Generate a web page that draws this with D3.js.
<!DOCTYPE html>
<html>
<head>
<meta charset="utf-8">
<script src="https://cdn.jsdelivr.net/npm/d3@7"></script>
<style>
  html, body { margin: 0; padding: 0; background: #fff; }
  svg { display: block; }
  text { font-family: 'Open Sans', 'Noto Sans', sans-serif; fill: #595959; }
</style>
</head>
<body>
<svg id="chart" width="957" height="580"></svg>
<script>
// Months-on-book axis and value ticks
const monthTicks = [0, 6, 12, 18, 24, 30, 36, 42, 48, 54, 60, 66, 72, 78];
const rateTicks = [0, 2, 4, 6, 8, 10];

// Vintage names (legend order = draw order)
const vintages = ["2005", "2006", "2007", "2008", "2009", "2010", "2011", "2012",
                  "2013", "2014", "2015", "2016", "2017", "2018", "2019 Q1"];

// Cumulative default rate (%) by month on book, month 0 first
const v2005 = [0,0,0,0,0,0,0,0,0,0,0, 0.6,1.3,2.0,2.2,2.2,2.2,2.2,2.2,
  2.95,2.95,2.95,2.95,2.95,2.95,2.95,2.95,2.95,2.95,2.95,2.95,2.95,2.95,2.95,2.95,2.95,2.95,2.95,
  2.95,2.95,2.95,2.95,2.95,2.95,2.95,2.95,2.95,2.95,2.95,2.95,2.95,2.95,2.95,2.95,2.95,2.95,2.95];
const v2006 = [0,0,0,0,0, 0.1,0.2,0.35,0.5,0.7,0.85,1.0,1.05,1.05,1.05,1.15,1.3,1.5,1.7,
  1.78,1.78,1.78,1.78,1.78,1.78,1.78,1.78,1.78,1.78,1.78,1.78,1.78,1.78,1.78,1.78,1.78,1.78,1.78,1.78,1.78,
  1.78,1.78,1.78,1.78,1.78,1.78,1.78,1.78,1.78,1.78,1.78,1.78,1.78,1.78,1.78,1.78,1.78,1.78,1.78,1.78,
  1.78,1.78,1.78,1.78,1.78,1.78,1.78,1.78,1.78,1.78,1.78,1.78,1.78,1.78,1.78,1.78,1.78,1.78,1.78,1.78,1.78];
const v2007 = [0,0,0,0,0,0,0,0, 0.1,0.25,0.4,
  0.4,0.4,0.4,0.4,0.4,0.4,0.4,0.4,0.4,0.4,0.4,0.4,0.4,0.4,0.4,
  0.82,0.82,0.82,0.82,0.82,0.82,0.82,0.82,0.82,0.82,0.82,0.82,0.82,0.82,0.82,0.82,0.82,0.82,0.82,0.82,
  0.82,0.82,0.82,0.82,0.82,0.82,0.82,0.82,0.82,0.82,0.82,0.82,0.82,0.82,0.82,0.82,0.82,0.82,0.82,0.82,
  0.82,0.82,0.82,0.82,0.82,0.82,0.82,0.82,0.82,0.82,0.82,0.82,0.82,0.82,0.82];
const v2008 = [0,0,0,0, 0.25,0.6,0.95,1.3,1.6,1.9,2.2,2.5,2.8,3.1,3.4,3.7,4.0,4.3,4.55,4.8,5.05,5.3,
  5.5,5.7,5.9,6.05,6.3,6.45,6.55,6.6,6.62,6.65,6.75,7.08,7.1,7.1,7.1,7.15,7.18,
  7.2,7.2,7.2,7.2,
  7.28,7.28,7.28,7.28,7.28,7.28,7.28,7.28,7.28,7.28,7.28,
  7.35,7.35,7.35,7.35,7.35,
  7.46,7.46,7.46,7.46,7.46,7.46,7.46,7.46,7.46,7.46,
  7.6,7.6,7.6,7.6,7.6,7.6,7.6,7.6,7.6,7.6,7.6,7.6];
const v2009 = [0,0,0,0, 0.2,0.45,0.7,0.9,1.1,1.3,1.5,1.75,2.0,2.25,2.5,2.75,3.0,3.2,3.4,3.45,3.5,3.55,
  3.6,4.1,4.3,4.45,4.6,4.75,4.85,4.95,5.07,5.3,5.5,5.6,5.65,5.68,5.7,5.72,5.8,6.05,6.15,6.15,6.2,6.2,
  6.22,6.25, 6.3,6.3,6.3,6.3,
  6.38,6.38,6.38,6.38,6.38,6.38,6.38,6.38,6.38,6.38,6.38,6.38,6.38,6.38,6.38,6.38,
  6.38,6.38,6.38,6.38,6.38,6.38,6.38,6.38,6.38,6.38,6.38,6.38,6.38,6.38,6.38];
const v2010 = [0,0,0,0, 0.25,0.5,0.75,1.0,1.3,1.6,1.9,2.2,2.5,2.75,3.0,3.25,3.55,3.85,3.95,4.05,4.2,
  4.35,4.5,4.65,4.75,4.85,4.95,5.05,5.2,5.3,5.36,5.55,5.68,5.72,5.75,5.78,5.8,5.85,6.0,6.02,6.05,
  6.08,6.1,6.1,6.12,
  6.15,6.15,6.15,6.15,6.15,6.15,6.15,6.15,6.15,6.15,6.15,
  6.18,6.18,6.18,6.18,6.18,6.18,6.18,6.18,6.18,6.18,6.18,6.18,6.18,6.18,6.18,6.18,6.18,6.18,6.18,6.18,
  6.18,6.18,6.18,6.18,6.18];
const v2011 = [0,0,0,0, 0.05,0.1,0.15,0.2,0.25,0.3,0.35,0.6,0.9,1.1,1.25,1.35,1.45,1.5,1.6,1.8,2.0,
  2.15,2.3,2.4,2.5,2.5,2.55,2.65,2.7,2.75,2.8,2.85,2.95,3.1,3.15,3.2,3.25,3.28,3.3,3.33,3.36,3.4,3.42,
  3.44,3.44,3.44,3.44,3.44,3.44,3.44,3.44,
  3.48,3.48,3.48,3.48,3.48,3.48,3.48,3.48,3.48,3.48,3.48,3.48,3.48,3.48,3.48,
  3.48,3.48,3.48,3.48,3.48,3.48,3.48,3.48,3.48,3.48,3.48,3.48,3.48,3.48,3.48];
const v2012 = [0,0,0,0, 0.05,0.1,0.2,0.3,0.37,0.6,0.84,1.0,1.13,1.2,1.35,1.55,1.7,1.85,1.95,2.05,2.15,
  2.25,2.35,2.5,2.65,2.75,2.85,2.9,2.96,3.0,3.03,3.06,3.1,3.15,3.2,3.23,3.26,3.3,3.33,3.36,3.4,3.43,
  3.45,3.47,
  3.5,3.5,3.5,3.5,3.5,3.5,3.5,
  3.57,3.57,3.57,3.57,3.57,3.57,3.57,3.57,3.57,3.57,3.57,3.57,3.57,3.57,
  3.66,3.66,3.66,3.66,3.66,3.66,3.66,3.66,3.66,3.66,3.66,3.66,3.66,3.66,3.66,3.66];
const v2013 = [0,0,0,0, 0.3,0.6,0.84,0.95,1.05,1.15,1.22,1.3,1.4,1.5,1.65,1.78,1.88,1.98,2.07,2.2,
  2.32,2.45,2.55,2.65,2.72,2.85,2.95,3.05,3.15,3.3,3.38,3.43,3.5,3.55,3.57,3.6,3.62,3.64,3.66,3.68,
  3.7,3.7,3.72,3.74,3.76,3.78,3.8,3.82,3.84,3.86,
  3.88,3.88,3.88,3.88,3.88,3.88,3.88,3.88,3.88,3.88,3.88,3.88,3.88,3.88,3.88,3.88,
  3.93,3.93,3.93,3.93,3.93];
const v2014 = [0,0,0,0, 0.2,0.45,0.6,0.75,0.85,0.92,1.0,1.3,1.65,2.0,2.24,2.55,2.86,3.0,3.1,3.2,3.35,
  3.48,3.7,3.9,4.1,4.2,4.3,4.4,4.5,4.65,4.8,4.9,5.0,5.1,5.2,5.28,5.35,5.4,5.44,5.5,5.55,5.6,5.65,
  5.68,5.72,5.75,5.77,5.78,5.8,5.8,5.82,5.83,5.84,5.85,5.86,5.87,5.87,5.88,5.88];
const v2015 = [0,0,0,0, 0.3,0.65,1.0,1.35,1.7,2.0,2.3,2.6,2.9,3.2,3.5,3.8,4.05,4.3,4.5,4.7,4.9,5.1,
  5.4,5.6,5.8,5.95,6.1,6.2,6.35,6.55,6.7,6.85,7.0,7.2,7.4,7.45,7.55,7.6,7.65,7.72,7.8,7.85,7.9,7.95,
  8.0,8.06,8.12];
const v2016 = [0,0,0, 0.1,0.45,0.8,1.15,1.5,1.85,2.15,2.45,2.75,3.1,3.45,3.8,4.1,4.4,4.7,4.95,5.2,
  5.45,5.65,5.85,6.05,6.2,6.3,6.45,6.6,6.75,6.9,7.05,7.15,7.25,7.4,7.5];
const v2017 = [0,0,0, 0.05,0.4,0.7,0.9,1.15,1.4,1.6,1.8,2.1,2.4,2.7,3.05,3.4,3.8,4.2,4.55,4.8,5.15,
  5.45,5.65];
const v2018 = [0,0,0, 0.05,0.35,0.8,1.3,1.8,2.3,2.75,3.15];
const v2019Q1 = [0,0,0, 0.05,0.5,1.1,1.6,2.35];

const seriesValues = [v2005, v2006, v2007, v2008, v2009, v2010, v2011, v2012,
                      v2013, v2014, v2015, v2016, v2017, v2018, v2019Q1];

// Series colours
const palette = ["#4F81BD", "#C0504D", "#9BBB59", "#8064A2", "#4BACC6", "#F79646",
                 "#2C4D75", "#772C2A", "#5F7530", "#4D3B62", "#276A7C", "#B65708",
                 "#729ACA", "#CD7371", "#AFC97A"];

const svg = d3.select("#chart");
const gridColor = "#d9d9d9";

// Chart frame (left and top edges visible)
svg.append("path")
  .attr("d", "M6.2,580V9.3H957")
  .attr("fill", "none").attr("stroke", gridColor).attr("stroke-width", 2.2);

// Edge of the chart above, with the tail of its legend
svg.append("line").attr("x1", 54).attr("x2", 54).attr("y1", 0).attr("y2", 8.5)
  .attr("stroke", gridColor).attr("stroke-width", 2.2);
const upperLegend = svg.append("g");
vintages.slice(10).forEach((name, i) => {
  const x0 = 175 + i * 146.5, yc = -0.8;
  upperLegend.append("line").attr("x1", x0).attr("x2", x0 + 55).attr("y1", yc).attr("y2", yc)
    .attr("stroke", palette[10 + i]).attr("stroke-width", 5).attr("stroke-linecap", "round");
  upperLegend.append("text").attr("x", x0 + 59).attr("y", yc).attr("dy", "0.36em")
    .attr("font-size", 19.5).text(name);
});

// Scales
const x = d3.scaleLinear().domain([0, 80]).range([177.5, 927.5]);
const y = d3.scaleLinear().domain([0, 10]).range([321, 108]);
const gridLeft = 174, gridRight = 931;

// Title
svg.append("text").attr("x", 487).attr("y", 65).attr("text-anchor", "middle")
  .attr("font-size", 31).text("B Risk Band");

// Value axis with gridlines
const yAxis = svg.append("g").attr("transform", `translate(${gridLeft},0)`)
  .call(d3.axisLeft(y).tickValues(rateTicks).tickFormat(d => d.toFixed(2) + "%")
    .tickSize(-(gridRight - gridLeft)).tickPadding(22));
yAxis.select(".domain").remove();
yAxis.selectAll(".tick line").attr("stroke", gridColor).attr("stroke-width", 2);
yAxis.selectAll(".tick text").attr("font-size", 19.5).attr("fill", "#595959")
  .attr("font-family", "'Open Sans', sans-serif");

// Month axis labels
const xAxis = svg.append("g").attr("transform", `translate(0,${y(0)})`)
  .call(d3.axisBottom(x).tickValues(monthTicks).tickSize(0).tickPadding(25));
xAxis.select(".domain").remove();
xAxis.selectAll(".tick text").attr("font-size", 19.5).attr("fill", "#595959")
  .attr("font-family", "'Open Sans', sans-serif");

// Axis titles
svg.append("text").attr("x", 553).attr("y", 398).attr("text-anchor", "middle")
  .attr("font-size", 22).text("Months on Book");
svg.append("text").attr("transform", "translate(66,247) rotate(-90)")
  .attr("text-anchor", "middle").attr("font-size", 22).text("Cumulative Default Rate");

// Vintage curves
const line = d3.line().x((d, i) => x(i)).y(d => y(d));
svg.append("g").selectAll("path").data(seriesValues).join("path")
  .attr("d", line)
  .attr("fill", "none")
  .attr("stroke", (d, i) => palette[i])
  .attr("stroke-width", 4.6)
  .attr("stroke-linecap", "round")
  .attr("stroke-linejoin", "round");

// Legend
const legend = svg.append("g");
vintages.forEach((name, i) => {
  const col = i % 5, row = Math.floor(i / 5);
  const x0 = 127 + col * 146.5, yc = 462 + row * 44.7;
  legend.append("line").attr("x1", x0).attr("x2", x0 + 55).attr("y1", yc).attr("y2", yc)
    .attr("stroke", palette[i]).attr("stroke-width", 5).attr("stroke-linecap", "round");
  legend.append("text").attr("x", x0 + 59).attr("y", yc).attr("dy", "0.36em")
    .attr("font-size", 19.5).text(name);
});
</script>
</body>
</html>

[Given problem]:
From the data above, copy each line that has the string "with".

[Solved exercise]:
Generate a web page that draws this with D3.js.
// Edge of the chart above, with the tail of its legend
// Value axis with gridlines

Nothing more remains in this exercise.